The while loop will go on until cin >> n fails. It doesn't fail when you press enter. Enter is treated like any other whitespace character and will be skipped by default when doing formatted reading using operator>>.
You could read complete lines and extract data from those instead. If the user enters a blank line, you break out of the loop.

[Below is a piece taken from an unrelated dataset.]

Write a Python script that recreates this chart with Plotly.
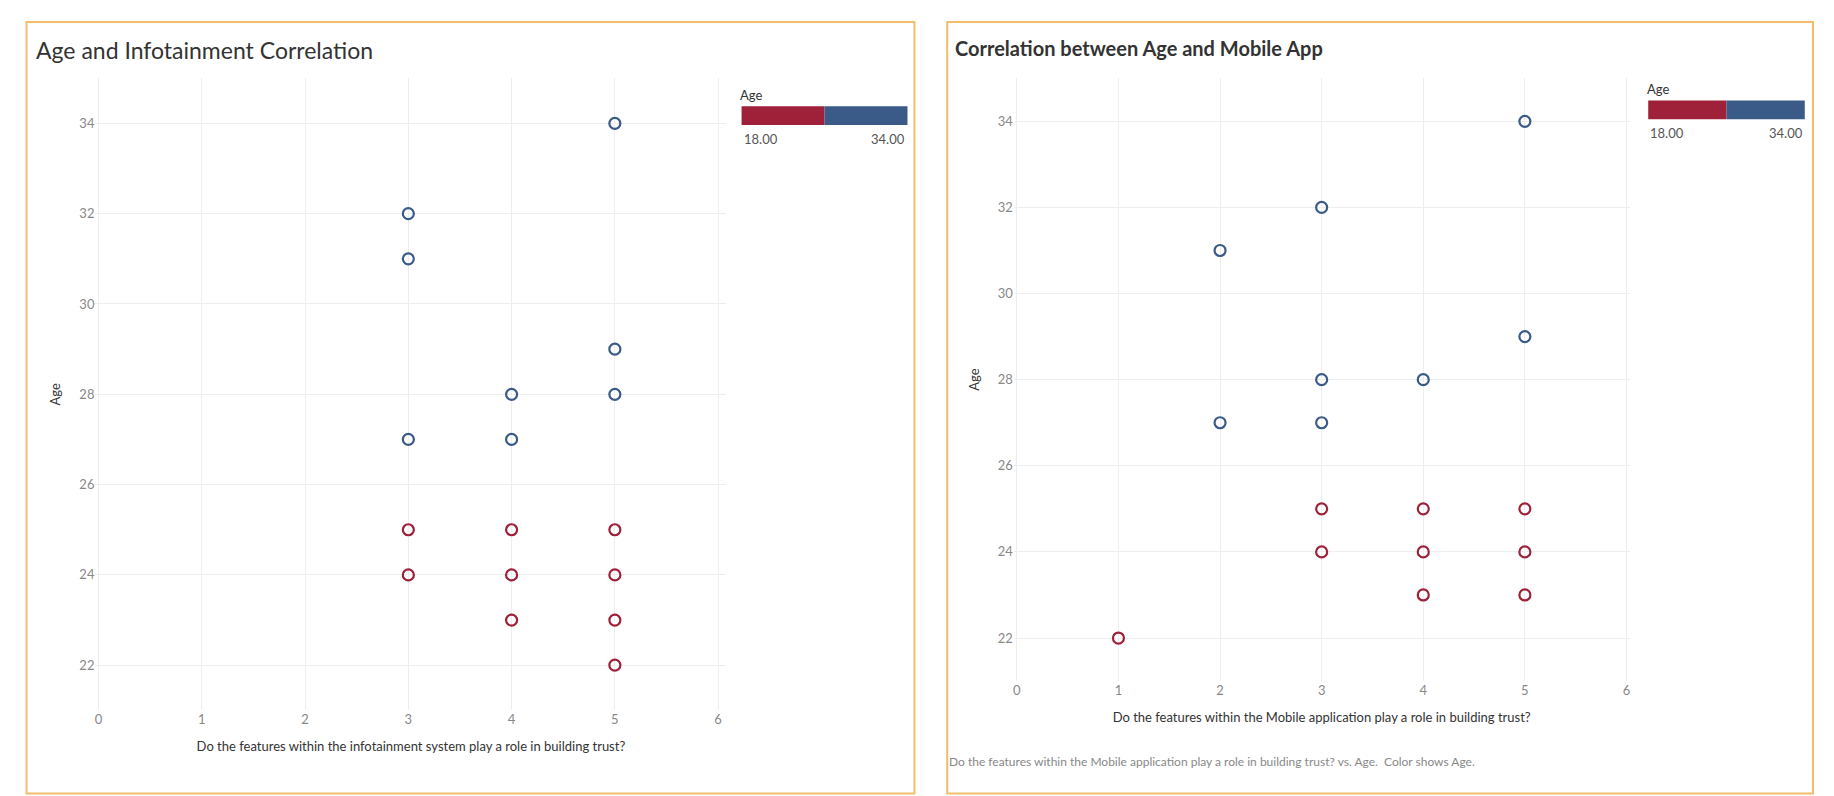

#include <iostream> // include the correct headers, not bits/stdc++.h
#include <sstream>
#include <string>
#include <vector>
// don't do: using namespace std;
int main() {
    std::vector<int> array;
    for(std::string line; std::getline(std::cin, line);) {
        if(line.empty()) break; // the user didn't enter anything, break out
        // put the line in an istringsstream for extraction
        std::istringstream is(line);
        int n;
        while(is >> n) { // extract from the istringstream
            array.push_back(n);
        }
        // if you want to break out of the loop if the user entered
        // something that couldn't be extracted:
        if(not is.eof()) { // if all was extracted, eof() will be true
            is.clear(); // clear the error state from the failed extraction
            std::getline(is, line); // read out the rest of the line
            std::cout << "could not extract an int from \"" << line << "\".\n";
            break;
        }
    }
    
    // print the result
    for(auto i: array) {
        std::cout << i << ' ';
    }
    std::cout << '\n';
}
If you only want exactly one line of data, replace the for loop with
if(std::string line; std::getline(std::cin, line)) {
and adjust the breaks accordingly (since there's no loop to break out of).